◆ DATA SEGMENT
● ● ●
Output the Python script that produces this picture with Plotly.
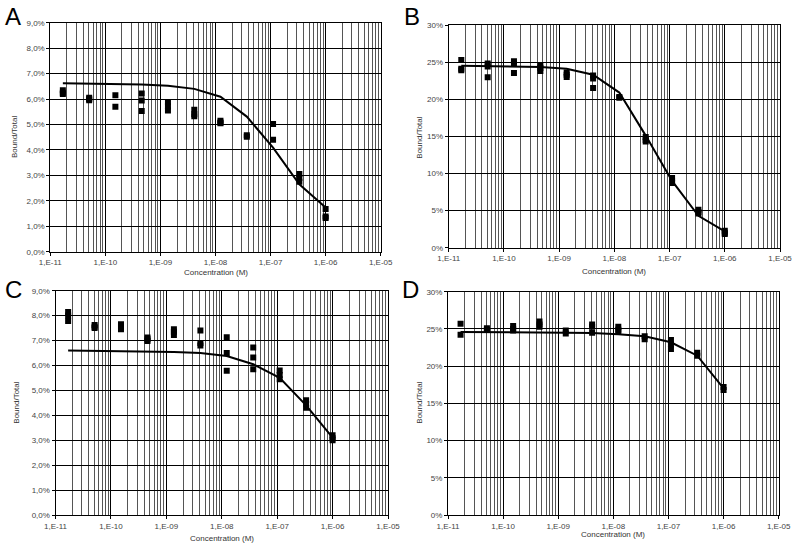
import plotly.graph_objects as go

# 3-fold dilution series of concentrations (M)
conc = [1.69e-11, 5.08e-11, 1.52e-10, 4.57e-10, 1.37e-9, 4.12e-9,
        1.23e-8, 3.70e-8, 1.11e-7, 3.33e-7, 1.0e-6]

# Replicate measurements (Bound/Total, %) per concentration
A_pts = [[6.35, 6.25, 6.2], [6.05, 5.95, 6.0], [6.15, 5.7], [6.22, 5.94, 5.53],
         [5.88, 5.72, 5.55], [5.58, 5.4, 5.32], [5.15, 5.08, 5.05], [4.58, 4.52],
         [5.02, 4.4], [3.05, 2.9, 2.75], [1.68, 1.38, 1.32]]
A_fit = [6.62, 6.61, 6.6, 6.57, 6.52, 6.4, 6.09, 5.31, 4.09, 2.65, 1.74]

B_pts = [[25.3, 24.1, 23.9], [24.8, 24.4, 22.95], [25.1, 24.8, 23.55], [24.6, 24.2, 23.8],
         [23.6, 23.3, 23.0], [23.2, 22.8, 21.5], [20.3, 20.2], [14.9, 14.5, 14.3],
         [9.4, 9.0, 8.7], [5.1, 4.8, 4.6], [2.3, 2.0, 1.85]]
B_fit = [24.5, 24.45, 24.4, 24.35, 24.1, 23.3, 20.9, 15.1, 9.0, 4.3, 2.2]

C_pts = [[8.15, 8.0, 7.78], [7.62, 7.55, 7.5], [7.65, 7.55, 7.45], [7.12, 7.05, 6.98],
         [7.45, 7.35, 7.22], [7.4, 6.9, 6.8], [7.13, 6.5, 5.79], [6.72, 6.32, 5.85],
         [5.8, 5.62, 5.45], [4.6, 4.45, 4.3], [3.2, 3.08, 3.0]]
C_fit = [6.6, 6.59, 6.58, 6.57, 6.54, 6.5, 6.38, 6.05, 5.5, 4.4, 3.1]

D_pts = [[25.7, 24.2], [25.1, 24.9], [25.4, 25.0, 24.8], [26.0, 25.6, 25.3],
         [24.8, 24.4], [25.6, 25.3, 24.5], [25.3, 24.9, 24.7], [24.0, 23.6],
         [23.5, 22.9, 22.3], [21.8, 21.4], [17.2, 16.8]]
D_fit = [24.6, 24.6, 24.6, 24.55, 24.5, 24.45, 24.3, 24.0, 23.2, 21.4, 17.0]

x_tickvals = [1e-11, 1e-10, 1e-9, 1e-8, 1e-7, 1e-6, 1e-5]
x_ticktext = ["1,E-11", "1,E-10", "1,E-09", "1,E-08", "1,E-07", "1,E-06", "1,E-05"]
yA_vals = [0, 1, 2, 3, 4, 5, 6, 7, 8, 9]
yA_text = ["0,0%", "1,0%", "2,0%", "3,0%", "4,0%", "5,0%", "6,0%", "7,0%", "8,0%", "9,0%"]
yB_vals = [0, 5, 10, 15, 20, 25, 30]
yB_text = ["0%", "5%", "10%", "15%", "20%", "25%", "30%"]

W, H = 794, 547
panels = [
    # letter, pts, fit, yvals, ytext, ymax, x px range, y px range (top, bottom)
    ("A", A_pts, A_fit, yA_vals, yA_text, 9, (50.3, 380.7), (22.7, 251.7)),
    ("B", B_pts, B_fit, yB_vals, yB_text, 30, (448.7, 780.0), (25.0, 247.7)),
    ("C", C_pts, C_fit, yA_vals, yA_text, 9, (55.5, 388.0), (290.7, 515.0)),
    ("D", D_pts, D_fit, yB_vals, yB_text, 30, (448.0, 778.7), (291.7, 515.0)),
]
letter_pos = {"A": (3, 16), "B": (402, 16), "C": (3, 289), "D": (400, 289)}
ytitle_pos = {"A": (15, 137), "B": (418.7, 138), "C": (15.7, 403), "D": (418.7, 403)}
xtitle_pos = {"A": 272, "B": 271, "C": 538, "D": 534}

fig = go.Figure()
annotations = []
tick_font = dict(family="Liberation Sans, Arial", size=8, color="#444")

for i, (letter, pts, fit, yv, yt, ymax, (x0, x1), (yt0, yb0)) in enumerate(panels):
    n = "" if i == 0 else str(i + 1)
    xs, ys = [], []
    for c, reps in zip(conc, pts):
        for v in reps:
            xs.append(c)
            ys.append(v)
    fig.add_trace(go.Scatter(x=xs, y=ys, mode="markers",
                             marker=dict(symbol="square", size=6, color="black"),
                             xaxis="x" + n, yaxis="y" + n, showlegend=False))
    fig.add_trace(go.Scatter(x=conc, y=fit, mode="lines",
                             line=dict(color="black", width=2),
                             xaxis="x" + n, yaxis="y" + n, showlegend=False))
    fig.layout["xaxis" + n] = dict(
        type="log", range=[-11, -5], domain=[x0 / W, x1 / W],
        anchor="y" + n, tickvals=x_tickvals, ticktext=x_ticktext,
        tickfont=tick_font, showgrid=True, gridcolor="black", gridwidth=1,
        minor=dict(showgrid=True, dtick="D1", gridcolor="#555", gridwidth=1),
        showline=True, linecolor="black", linewidth=1, mirror=True,
        ticks="outside", ticklen=3, tickcolor="black", zeroline=False,
        automargin=False,
    )
    fig.layout["yaxis" + n] = dict(
        range=[0, ymax], domain=[1 - yb0 / H, 1 - yt0 / H],
        anchor="x" + n, tickvals=yv, ticktext=yt, tickfont=tick_font,
        showgrid=True, gridcolor="black", gridwidth=1,
        showline=True, linecolor="black", linewidth=1, mirror=True,
        ticks="outside", ticklen=3, tickcolor="black", zeroline=False,
        automargin=False,
    )
    lx, ly = letter_pos[letter]
    annotations.append(dict(text=letter, x=lx / W, y=1 - ly / H, xref="paper", yref="paper",
                            xanchor="left", yanchor="middle", showarrow=False,
                            font=dict(family="Liberation Sans, Arial", size=24, color="black")))
    tx, ty = ytitle_pos[letter]
    annotations.append(dict(text="Bound/Total", x=tx / W, y=1 - ty / H, xref="paper", yref="paper",
                            xanchor="center", yanchor="middle", showarrow=False, textangle=-90,
                            font=dict(family="Liberation Sans, Arial", size=8, color="#333")))
    annotations.append(dict(text="Concentration (M)", x=(x0 + x1) / 2 / W,
                            y=1 - xtitle_pos[letter] / H, xref="paper", yref="paper",
                            xanchor="center", yanchor="middle", showarrow=False,
                            font=dict(family="Liberation Sans, Arial", size=8, color="#333")))

fig.update_layout(width=W, height=H, margin=dict(l=0, r=0, t=0, b=0, pad=0, autoexpand=False),
                  paper_bgcolor="white", plot_bgcolor="white",
                  annotations=annotations, showlegend=False)

fig.write_html("out.html", config={"displayModeBar": False},
               post_script="document.body.style.margin='0';document.body.style.padding='0';"
                           "document.documentElement.style.overflow='hidden';")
● ● ●
Restate each line from the start of the listing through the line bearing "9.0, 4.3, 2.2]" word for word. Drop the pictures.

◆ RESULT OF THIS TASK
Output the Python script that produces this picture with Plotly.
import plotly.graph_objects as go

# 3-fold dilution series of concentrations (M)
conc = [1.69e-11, 5.08e-11, 1.52e-10, 4.57e-10, 1.37e-9, 4.12e-9,
        1.23e-8, 3.70e-8, 1.11e-7, 3.33e-7, 1.0e-6]

# Replicate measurements (Bound/Total, %) per concentration
A_pts = [[6.35, 6.25, 6.2], [6.05, 5.95, 6.0], [6.15, 5.7], [6.22, 5.94, 5.53],
         [5.88, 5.72, 5.55], [5.58, 5.4, 5.32], [5.15, 5.08, 5.05], [4.58, 4.52],
         [5.02, 4.4], [3.05, 2.9, 2.75], [1.68, 1.38, 1.32]]
A_fit = [6.62, 6.61, 6.6, 6.57, 6.52, 6.4, 6.09, 5.31, 4.09, 2.65, 1.74]

B_pts = [[25.3, 24.1, 23.9], [24.8, 24.4, 22.95], [25.1, 24.8, 23.55], [24.6, 24.2, 23.8],
         [23.6, 23.3, 23.0], [23.2, 22.8, 21.5], [20.3, 20.2], [14.9, 14.5, 14.3],
         [9.4, 9.0, 8.7], [5.1, 4.8, 4.6], [2.3, 2.0, 1.85]]
B_fit = [24.5, 24.45, 24.4, 24.35, 24.1, 23.3, 20.9, 15.1, 9.0, 4.3, 2.2]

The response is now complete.